> **GOAL**
Begin at the first line of the data and copy each line through the one containing "3.5, 5.0, 3.5, 1.2, 0.1, 0.02, 0.0, 0.0, 0.03, 0.01, 0.0]", that line included, with no pictures.
__________________________________________________
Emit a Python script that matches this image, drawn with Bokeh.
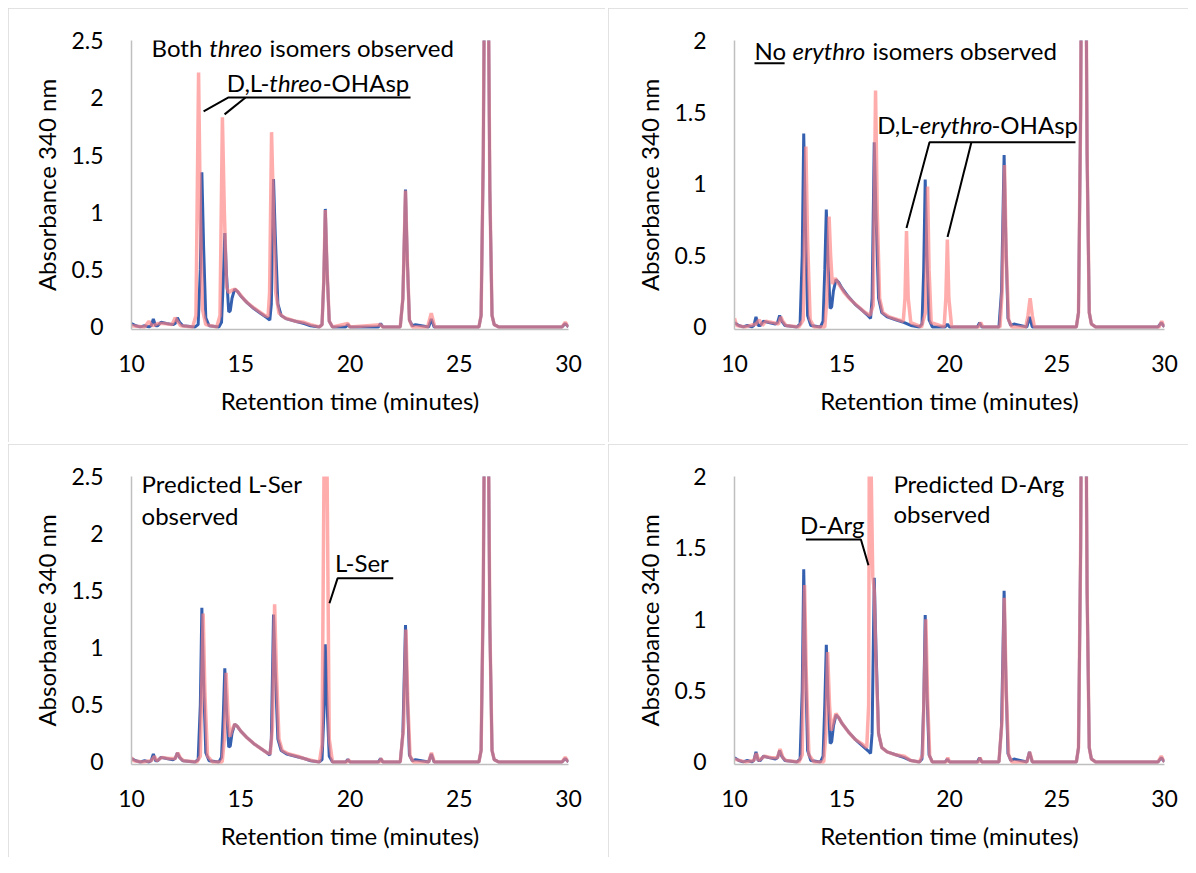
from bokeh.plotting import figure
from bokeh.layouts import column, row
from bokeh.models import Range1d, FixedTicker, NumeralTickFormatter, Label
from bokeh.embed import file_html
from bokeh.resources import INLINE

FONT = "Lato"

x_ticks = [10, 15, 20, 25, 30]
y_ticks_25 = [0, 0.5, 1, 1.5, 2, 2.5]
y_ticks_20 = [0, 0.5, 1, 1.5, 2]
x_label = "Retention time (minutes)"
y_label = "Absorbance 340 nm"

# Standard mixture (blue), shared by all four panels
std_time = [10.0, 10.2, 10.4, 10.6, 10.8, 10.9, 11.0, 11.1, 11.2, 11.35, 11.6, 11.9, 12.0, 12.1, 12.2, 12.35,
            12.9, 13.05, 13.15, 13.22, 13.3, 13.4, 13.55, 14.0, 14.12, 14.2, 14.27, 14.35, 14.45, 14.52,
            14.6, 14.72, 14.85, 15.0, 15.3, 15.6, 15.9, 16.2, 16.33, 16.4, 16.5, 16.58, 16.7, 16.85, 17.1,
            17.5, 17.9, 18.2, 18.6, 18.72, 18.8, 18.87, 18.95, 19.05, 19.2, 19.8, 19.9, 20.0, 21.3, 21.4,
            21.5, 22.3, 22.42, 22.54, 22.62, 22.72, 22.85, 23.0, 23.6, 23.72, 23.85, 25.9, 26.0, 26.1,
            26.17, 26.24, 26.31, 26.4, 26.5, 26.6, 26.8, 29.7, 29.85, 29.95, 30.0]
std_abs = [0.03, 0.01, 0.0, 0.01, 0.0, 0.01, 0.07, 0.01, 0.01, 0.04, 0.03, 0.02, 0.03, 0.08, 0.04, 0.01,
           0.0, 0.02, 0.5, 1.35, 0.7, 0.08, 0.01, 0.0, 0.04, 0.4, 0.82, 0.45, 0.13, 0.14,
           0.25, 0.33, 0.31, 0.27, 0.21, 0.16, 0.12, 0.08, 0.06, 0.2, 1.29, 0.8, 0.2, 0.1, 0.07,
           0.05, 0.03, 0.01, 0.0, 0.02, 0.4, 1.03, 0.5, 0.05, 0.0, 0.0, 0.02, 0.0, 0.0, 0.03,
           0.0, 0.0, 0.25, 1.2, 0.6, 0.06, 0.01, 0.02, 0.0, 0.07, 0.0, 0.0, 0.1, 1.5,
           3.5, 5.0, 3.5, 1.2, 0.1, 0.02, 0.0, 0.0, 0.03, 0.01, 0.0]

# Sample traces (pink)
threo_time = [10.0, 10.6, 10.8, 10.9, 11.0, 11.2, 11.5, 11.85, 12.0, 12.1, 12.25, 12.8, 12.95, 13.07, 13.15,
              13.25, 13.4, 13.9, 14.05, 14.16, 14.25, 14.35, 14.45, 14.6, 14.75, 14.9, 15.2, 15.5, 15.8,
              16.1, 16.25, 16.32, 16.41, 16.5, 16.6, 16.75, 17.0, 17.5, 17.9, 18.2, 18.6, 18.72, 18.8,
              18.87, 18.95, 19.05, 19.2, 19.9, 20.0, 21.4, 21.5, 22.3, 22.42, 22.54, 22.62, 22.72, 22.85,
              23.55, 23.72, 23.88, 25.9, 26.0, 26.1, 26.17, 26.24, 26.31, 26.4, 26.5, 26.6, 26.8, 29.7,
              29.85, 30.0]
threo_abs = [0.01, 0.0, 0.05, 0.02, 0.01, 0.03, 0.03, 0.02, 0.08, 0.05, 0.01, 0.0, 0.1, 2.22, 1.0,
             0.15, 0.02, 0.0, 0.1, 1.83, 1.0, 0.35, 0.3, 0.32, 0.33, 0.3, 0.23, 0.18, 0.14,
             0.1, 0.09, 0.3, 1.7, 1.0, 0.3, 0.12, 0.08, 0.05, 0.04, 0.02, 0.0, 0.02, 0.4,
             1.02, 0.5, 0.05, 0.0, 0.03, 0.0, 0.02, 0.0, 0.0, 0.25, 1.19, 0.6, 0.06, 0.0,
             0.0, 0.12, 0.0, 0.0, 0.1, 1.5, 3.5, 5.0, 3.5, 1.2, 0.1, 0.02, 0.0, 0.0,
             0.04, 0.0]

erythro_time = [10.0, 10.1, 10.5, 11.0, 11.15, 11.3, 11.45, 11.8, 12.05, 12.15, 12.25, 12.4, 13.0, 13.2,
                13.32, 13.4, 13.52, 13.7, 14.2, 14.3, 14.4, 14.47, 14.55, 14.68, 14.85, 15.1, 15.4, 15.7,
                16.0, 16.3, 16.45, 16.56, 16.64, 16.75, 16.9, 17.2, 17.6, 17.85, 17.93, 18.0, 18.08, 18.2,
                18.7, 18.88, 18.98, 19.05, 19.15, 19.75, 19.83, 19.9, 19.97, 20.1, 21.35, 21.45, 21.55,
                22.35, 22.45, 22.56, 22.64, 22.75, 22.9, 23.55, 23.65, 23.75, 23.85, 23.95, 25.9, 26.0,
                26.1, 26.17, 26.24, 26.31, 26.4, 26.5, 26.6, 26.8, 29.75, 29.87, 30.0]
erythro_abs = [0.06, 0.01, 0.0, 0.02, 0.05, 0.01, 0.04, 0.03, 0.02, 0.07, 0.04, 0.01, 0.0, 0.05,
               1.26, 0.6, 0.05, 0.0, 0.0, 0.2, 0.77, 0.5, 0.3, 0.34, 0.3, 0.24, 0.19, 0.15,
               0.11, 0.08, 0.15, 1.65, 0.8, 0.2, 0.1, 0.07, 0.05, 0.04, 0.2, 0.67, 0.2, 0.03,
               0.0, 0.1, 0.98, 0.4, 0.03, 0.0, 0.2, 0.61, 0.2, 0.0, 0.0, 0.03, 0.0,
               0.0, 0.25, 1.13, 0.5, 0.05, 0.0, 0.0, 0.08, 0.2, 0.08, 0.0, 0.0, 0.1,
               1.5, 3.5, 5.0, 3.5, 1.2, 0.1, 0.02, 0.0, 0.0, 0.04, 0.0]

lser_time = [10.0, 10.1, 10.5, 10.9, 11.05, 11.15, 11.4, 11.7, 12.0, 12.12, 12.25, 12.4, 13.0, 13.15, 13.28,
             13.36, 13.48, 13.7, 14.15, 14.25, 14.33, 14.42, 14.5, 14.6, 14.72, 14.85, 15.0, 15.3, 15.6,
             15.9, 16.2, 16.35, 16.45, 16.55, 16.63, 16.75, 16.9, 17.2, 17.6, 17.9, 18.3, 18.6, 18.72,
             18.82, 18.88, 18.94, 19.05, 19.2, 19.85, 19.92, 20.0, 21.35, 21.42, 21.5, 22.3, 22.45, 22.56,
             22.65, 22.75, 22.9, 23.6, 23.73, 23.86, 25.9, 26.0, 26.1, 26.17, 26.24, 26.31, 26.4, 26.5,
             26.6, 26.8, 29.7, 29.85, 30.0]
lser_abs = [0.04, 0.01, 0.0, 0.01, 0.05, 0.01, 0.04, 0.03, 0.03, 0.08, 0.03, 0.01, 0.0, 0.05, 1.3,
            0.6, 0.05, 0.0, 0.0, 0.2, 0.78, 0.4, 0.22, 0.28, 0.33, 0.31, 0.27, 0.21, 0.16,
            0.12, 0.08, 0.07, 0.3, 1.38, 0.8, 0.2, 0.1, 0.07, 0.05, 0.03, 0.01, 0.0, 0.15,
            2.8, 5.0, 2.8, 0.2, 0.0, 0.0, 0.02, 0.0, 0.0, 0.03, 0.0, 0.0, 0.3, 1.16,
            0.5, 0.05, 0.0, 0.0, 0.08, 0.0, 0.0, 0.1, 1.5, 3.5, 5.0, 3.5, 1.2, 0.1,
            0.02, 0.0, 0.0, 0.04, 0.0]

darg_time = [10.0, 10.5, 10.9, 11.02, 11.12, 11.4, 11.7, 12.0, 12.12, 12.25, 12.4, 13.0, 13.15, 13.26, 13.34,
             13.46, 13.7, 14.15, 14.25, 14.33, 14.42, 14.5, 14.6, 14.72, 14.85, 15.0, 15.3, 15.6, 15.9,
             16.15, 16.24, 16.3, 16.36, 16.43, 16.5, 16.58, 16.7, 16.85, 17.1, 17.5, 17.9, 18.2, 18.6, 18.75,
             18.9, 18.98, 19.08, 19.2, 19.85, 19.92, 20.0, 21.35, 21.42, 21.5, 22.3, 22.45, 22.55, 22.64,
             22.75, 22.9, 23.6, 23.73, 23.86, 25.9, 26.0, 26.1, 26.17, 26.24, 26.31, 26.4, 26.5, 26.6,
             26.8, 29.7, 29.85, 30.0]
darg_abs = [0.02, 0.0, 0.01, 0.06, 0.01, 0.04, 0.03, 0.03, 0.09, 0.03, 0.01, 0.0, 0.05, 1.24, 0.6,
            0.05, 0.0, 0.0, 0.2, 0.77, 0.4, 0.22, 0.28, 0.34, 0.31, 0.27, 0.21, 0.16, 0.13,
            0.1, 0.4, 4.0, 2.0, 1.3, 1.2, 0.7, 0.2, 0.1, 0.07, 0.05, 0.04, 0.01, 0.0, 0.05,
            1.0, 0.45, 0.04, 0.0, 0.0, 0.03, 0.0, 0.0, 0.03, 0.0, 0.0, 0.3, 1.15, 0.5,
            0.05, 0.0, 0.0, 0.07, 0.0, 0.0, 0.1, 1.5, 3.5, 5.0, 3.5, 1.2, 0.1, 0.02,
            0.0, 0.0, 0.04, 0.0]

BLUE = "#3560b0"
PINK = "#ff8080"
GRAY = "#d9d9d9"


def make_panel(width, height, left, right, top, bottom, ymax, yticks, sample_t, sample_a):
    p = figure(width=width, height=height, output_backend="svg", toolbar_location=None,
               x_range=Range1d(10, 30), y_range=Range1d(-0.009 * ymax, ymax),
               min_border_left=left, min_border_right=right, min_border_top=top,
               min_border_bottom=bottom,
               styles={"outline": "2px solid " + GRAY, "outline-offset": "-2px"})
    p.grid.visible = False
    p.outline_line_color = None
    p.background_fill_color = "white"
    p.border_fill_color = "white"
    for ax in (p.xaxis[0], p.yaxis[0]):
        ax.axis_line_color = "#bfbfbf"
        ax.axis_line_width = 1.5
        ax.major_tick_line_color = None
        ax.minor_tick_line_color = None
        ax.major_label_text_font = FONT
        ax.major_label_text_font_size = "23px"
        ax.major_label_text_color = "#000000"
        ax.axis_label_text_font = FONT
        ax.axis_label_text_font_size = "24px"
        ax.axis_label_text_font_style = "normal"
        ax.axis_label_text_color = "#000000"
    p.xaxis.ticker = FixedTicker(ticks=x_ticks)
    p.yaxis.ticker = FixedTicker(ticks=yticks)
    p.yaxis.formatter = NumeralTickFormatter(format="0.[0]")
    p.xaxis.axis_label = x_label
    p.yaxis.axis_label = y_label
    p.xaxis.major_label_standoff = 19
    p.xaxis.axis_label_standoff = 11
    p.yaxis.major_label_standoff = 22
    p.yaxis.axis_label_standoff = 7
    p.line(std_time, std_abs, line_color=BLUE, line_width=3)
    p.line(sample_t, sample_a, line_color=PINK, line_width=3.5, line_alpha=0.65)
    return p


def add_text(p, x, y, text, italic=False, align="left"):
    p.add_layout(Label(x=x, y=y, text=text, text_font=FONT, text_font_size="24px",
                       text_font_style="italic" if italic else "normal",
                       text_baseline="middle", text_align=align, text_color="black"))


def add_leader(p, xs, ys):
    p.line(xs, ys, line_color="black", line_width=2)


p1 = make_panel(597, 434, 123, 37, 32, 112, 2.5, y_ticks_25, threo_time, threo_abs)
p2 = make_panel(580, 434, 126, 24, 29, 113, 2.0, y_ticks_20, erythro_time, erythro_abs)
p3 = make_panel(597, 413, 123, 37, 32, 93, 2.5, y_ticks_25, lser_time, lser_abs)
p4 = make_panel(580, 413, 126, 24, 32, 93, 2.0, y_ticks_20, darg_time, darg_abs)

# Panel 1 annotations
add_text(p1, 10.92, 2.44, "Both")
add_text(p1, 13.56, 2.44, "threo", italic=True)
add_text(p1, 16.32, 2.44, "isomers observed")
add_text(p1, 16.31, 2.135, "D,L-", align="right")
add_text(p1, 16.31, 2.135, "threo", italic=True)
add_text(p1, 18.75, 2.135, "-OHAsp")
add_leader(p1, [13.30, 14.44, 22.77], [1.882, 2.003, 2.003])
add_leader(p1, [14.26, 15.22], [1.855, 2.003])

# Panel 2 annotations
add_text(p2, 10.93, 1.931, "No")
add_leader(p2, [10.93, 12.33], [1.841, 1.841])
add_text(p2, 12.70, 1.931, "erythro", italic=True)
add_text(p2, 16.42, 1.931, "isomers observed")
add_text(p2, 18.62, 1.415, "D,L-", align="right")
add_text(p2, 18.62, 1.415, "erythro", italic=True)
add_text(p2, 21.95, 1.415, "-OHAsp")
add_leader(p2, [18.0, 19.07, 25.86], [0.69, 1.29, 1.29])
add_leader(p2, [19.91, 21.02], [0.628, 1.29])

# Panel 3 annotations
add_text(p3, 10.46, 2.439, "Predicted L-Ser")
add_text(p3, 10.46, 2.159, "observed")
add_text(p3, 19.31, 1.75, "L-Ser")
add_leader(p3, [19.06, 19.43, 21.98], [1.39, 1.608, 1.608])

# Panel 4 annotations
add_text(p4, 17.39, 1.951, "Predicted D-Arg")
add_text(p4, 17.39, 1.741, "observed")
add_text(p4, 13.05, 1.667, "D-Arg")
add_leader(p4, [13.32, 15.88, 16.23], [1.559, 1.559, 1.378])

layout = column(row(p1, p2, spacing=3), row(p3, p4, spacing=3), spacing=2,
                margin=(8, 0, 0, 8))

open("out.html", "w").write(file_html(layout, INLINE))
__________________________________________________
> **WRITTEN REPLY**
Emit a Python script that matches this image, drawn with Bokeh.
from bokeh.plotting import figure
from bokeh.layouts import column, row
from bokeh.models import Range1d, FixedTicker, NumeralTickFormatter, Label
from bokeh.embed import file_html
from bokeh.resources import INLINE

FONT = "Lato"

x_ticks = [10, 15, 20, 25, 30]
y_ticks_25 = [0, 0.5, 1, 1.5, 2, 2.5]
y_ticks_20 = [0, 0.5, 1, 1.5, 2]
x_label = "Retention time (minutes)"
y_label = "Absorbance 340 nm"

# Standard mixture (blue), shared by all four panels
std_time = [10.0, 10.2, 10.4, 10.6, 10.8, 10.9, 11.0, 11.1, 11.2, 11.35, 11.6, 11.9, 12.0, 12.1, 12.2, 12.35,
            12.9, 13.05, 13.15, 13.22, 13.3, 13.4, 13.55, 14.0, 14.12, 14.2, 14.27, 14.35, 14.45, 14.52,
            14.6, 14.72, 14.85, 15.0, 15.3, 15.6, 15.9, 16.2, 16.33, 16.4, 16.5, 16.58, 16.7, 16.85, 17.1,
            17.5, 17.9, 18.2, 18.6, 18.72, 18.8, 18.87, 18.95, 19.05, 19.2, 19.8, 19.9, 20.0, 21.3, 21.4,
            21.5, 22.3, 22.42, 22.54, 22.62, 22.72, 22.85, 23.0, 23.6, 23.72, 23.85, 25.9, 26.0, 26.1,
            26.17, 26.24, 26.31, 26.4, 26.5, 26.6, 26.8, 29.7, 29.85, 29.95, 30.0]
std_abs = [0.03, 0.01, 0.0, 0.01, 0.0, 0.01, 0.07, 0.01, 0.01, 0.04, 0.03, 0.02, 0.03, 0.08, 0.04, 0.01,
           0.0, 0.02, 0.5, 1.35, 0.7, 0.08, 0.01, 0.0, 0.04, 0.4, 0.82, 0.45, 0.13, 0.14,
           0.25, 0.33, 0.31, 0.27, 0.21, 0.16, 0.12, 0.08, 0.06, 0.2, 1.29, 0.8, 0.2, 0.1, 0.07,
           0.05, 0.03, 0.01, 0.0, 0.02, 0.4, 1.03, 0.5, 0.05, 0.0, 0.0, 0.02, 0.0, 0.0, 0.03,
           0.0, 0.0, 0.25, 1.2, 0.6, 0.06, 0.01, 0.02, 0.0, 0.07, 0.0, 0.0, 0.1, 1.5,
           3.5, 5.0, 3.5, 1.2, 0.1, 0.02, 0.0, 0.0, 0.03, 0.01, 0.0]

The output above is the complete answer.